SÉSAME ! Ouvre-toi ?

Et dire que ce site appartient à un organisme officiel qui va gérer la candidature d'un chiffre avoisinant les 450000 candidats. Au fait, il se trouve que le ministère de l'éducation nationale qui gère le plus gros budget de l'état Algérien ne possède pas son site officiel à moins qu'il n'est pas référencié à l'inverse d'un petit CEM perdu dans une ville moyenne dispose d'un site par la volonté de quelques enseignants sans être pour cela rémunérés pour cette tâche bénévole.

 On croise donc les bras en attendant de recevoir ce fameux fichier pdf par mail ou par les voies aériennes. Au lieu de faire une seule inscription, on se rend compte qu'on a répété la même chose au moins plus d'une dizaine de fois. L'ONEC va se retrouver avec des centaines de milliers d'inscription supplémentaires sur les bras à cause de l'affolement des candidats au lieu du nombre prescrit au départ si le programme avait bien fonctionné. Une opération facile qui devient laborieuse par cet effet de boule de neige inconsciemment provoqué.
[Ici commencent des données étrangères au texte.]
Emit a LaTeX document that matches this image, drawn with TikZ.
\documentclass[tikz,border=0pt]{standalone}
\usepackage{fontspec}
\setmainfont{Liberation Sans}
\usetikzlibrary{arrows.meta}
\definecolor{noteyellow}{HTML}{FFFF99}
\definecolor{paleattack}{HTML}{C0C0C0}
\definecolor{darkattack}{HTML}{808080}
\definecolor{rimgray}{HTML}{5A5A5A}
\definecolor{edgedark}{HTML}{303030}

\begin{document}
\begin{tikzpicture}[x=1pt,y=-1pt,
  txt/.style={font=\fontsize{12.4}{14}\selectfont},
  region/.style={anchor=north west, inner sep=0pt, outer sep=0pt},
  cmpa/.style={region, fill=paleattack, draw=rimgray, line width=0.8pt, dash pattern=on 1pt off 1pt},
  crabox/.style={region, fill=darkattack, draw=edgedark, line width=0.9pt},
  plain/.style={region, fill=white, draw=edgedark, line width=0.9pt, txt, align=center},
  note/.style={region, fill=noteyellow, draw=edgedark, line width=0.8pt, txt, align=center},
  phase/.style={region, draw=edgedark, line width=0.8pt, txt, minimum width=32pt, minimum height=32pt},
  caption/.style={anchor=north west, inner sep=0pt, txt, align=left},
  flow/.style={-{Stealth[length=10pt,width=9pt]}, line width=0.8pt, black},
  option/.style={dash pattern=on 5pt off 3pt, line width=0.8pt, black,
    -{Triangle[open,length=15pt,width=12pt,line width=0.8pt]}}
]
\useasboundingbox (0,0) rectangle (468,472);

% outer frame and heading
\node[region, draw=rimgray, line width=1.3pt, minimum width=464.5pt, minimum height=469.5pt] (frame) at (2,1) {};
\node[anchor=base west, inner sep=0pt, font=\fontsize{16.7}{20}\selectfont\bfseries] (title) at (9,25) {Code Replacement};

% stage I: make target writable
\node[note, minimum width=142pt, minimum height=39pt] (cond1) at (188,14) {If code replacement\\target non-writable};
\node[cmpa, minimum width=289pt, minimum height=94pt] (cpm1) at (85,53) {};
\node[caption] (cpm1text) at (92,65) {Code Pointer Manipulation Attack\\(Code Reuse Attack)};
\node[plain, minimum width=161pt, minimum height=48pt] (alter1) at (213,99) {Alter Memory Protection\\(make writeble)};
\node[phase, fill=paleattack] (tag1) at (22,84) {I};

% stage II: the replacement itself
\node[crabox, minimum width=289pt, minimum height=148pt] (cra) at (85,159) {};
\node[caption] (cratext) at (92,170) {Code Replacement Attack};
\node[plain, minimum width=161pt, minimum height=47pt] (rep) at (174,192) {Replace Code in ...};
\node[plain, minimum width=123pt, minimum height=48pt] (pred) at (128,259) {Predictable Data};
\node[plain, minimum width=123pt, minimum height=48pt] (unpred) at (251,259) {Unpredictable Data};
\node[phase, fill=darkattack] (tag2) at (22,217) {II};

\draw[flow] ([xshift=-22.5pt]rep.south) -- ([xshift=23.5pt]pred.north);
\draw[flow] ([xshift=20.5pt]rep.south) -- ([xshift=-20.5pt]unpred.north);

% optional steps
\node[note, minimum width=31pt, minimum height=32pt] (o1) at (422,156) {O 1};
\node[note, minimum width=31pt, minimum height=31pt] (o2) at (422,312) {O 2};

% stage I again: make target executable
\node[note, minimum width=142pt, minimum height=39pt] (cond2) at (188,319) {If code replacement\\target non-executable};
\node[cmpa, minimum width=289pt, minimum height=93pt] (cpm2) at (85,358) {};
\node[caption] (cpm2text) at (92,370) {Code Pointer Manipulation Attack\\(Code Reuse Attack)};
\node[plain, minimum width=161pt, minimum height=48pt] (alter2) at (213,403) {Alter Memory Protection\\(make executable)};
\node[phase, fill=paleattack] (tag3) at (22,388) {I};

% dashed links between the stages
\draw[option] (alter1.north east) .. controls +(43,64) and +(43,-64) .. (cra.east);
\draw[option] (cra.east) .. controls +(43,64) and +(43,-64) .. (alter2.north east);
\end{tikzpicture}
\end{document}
 Après plusieurs tentatives infructueuses dans la caverne d'Ali Baba, j'ai enfin trouvé sésame qui s'est ouvert superbement devant moi en de petites vidéos offertes par des internautes sur Youtube et qui vous présentent comment s'inscrire par l'image (http://www.youtube.com/watch?v=qAN6wxDwQeg&feature =related) de la manière la plus simple possible. Même le ministère n'y avait nullement pensé. Une vidéo qui valait la peine de la consulter pas plus que les milles blabla, provoquant en vous les frayeurs les plus terribles. Mais il fallait se lever tôt, de bonheur pour finalement en terminer avec un calvaire qui vous avez traîné durant plusieurs jours. Tandis que ceux qui ne disposent pas d'Internet chez soi, ils doivent encore subir les affres de la cohue dans les cybers et attendre que monsieur sésame daigne s'ouvrir devant eux. Que devions-nous faire devant ce nième dilemme ? Sans doute se résigner une fois de plus à attendre de jours meilleurs et d'oublier pour ne pas souffrir davantage devant tant de nullités.